=== SOURCE MATERIAL ===
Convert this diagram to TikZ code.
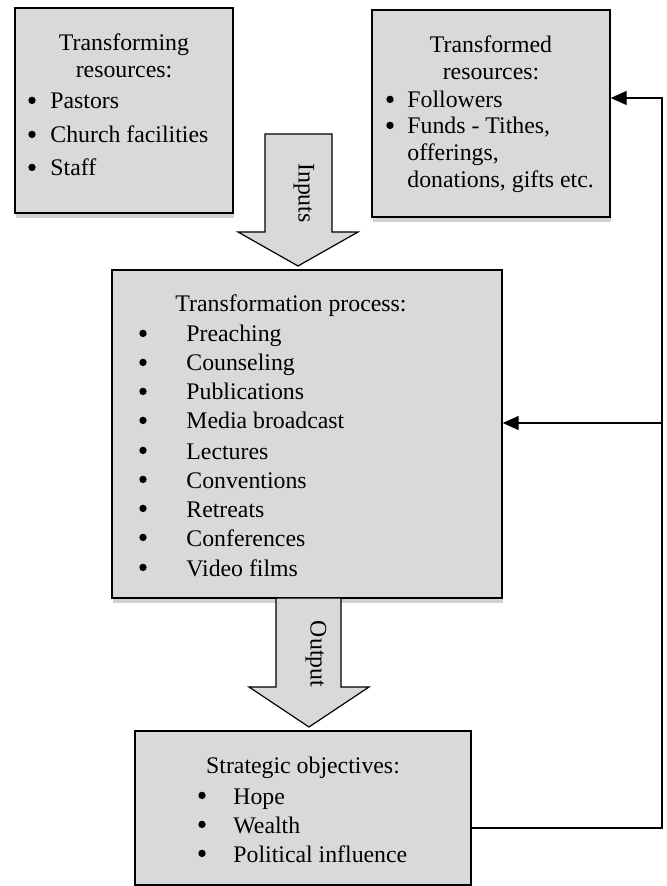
\documentclass[tikz,border=0pt]{standalone}
\usepackage{fontspec}
\setmainfont{Liberation Serif}
\usetikzlibrary{arrows.meta,shadows}
\definecolor{boxgray}{HTML}{D9D9D9}
\definecolor{shadowgray}{HTML}{D2D2D2}
\begin{document}
\begin{tikzpicture}[x=0.5pt,y=-0.5pt,
  box/.style={draw=black, line width=0.7pt, fill=boxgray, inner sep=0pt,
    drop shadow={shadow xshift=0.5pt, shadow yshift=-2.5pt, fill=shadowgray, opacity=1}},
  txt/.style={inner sep=0pt, font=\fontsize{11.9}{14}\selectfont},
  bul/.style={circle, fill=black, inner sep=0pt, minimum size=3.7pt, yshift=4.3pt},
  blockarrow/.style={draw=black, line width=0.6pt, fill=boxgray, line join=miter},
  fb/.style={draw=black, line width=0.7pt, line join=miter, -{Triangle[length=8pt,width=7pt]}}
]
\useasboundingbox (0,0) rectangle (667,886);
\fill[white] (0,0) rectangle (667,886);

% boxes
\node[box, minimum width=109pt, minimum height=102.5pt] (b1) at (124,110.5) {};
\node[box, minimum width=119pt, minimum height=103.5pt] (b2) at (491,113.5) {};
\node[box, minimum width=195pt, minimum height=164pt] (b3) at (307,434) {};
\node[box, minimum width=168pt, minimum height=77pt] (b4) at (303,808) {};

% block arrows
\draw[blockarrow] (265,134) -- (332,134) -- (332,232) -- (358,232) -- (298,266) -- (238,232) -- (265,232) -- cycle;
\node[txt, rotate=-90] (inlab) at (304,193) {Inputs};
\draw[blockarrow] (276,598) -- (341,598) -- (341,687) -- (369,687) -- (309,727) -- (249,687) -- (276,687) -- cycle;
\node[txt, rotate=-90] (outlab) at (316,654) {Output};

% box 1 text
\node[txt, anchor=base] (t1a) at (124,51) {Transforming};
\node[txt, anchor=base] (t1b) at (124,78) {resources:};
\node[bul] (t1c) at (32,109) {};
\node[txt, anchor=base west] (t1d) at (50,109) {Pastors};
\node[bul] (t1e) at (32,143) {};
\node[txt, anchor=base west] (t1f) at (50,143) {Church facilities};
\node[bul] (t1g) at (32,176) {};
\node[txt, anchor=base west] (t1h) at (50,176) {Staff};

% box 2 text
\node[txt, anchor=base] (t2a) at (491,53) {Transformed};
\node[txt, anchor=base] (t2b) at (491,80) {resources:};
\node[bul] (t2c) at (390,108) {};
\node[txt, anchor=base west] (t2d) at (407,108) {Followers};
\node[bul] (t2e) at (390,134) {};
\node[txt, anchor=base west] (t2f) at (407,134) {Funds - Tithes,};
\node[txt, anchor=base west] (t2g) at (407,161) {offerings,};
\node[txt, anchor=base west] (t2h) at (407,188) {donations, gifts etc.};

% box 3 text
\node[txt, anchor=base west] (t3a) at (175,312) {Transformation process:};
\node[bul] (t3b1) at (143,342) {};
\node[txt, anchor=base west] (t3c1) at (186,342) {Preaching};
\node[bul] (t3b2) at (143,371) {};
\node[txt, anchor=base west] (t3c2) at (186,371) {Counseling};
\node[bul] (t3b3) at (143,400) {};
\node[txt, anchor=base west] (t3c3) at (186,400) {Publications};
\node[bul] (t3b4) at (143,429) {};
\node[txt, anchor=base west] (t3c4) at (186,429) {Media broadcast};
\node[bul] (t3b5) at (143,459) {};
\node[txt, anchor=base west] (t3c5) at (186,459) {Lectures};
\node[bul] (t3b6) at (143,488) {};
\node[txt, anchor=base west] (t3c6) at (186,488) {Conventions};
\node[bul] (t3b7) at (143,517) {};
\node[txt, anchor=base west] (t3c7) at (186,517) {Retreats};
\node[bul] (t3b8) at (143,546) {};
\node[txt, anchor=base west] (t3c8) at (186,546) {Conferences};
\node[bul] (t3b9) at (143,576) {};
\node[txt, anchor=base west] (t3c9) at (186,576) {Video films};

% box 4 text
\node[txt, anchor=base] (t4a) at (303,773) {Strategic objectives:};
\node[bul] (t4b1) at (202,804) {};
\node[txt, anchor=base west] (t4c1) at (233,804) {Hope};
\node[bul] (t4b2) at (202,833) {};
\node[txt, anchor=base west] (t4c2) at (233,833) {Wealth};
\node[bul] (t4b3) at (202,862) {};
\node[txt, anchor=base west] (t4c3) at (233,862) {Political influence};

% feedback connectors
\coordinate (r1) at (662,98);
\coordinate (r2) at (662,423);
\coordinate (r3) at (662,828);
\draw[fb] (b4.east |- r3) -- (r3) -- (r1) -- (r1 -| b2.east);
\draw[fb] (r2) -- (r2 -| b3.east);
\end{tikzpicture}
\end{document}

=== TASK OBJECTIVE ===
Go from the first line of the listing to the line holding "rotate=-90] (outlab) at" and, please, transcribe those lines exactly, both included, with no pictures.

=== FULL SOLUTION ===
Convert this diagram to TikZ code.
\documentclass[tikz,border=0pt]{standalone}
\usepackage{fontspec}
\setmainfont{Liberation Serif}
\usetikzlibrary{arrows.meta,shadows}
\definecolor{boxgray}{HTML}{D9D9D9}
\definecolor{shadowgray}{HTML}{D2D2D2}
\begin{document}
\begin{tikzpicture}[x=0.5pt,y=-0.5pt,
  box/.style={draw=black, line width=0.7pt, fill=boxgray, inner sep=0pt,
    drop shadow={shadow xshift=0.5pt, shadow yshift=-2.5pt, fill=shadowgray, opacity=1}},
  txt/.style={inner sep=0pt, font=\fontsize{11.9}{14}\selectfont},
  bul/.style={circle, fill=black, inner sep=0pt, minimum size=3.7pt, yshift=4.3pt},
  blockarrow/.style={draw=black, line width=0.6pt, fill=boxgray, line join=miter},
  fb/.style={draw=black, line width=0.7pt, line join=miter, -{Triangle[length=8pt,width=7pt]}}
]
\useasboundingbox (0,0) rectangle (667,886);
\fill[white] (0,0) rectangle (667,886);

% boxes
\node[box, minimum width=109pt, minimum height=102.5pt] (b1) at (124,110.5) {};
\node[box, minimum width=119pt, minimum height=103.5pt] (b2) at (491,113.5) {};
\node[box, minimum width=195pt, minimum height=164pt] (b3) at (307,434) {};
\node[box, minimum width=168pt, minimum height=77pt] (b4) at (303,808) {};

% block arrows
\draw[blockarrow] (265,134) -- (332,134) -- (332,232) -- (358,232) -- (298,266) -- (238,232) -- (265,232) -- cycle;
\node[txt, rotate=-90] (inlab) at (304,193) {Inputs};
\draw[blockarrow] (276,598) -- (341,598) -- (341,687) -- (369,687) -- (309,727) -- (249,687) -- (276,687) -- cycle;
\node[txt, rotate=-90] (outlab) at (316,654) {Output};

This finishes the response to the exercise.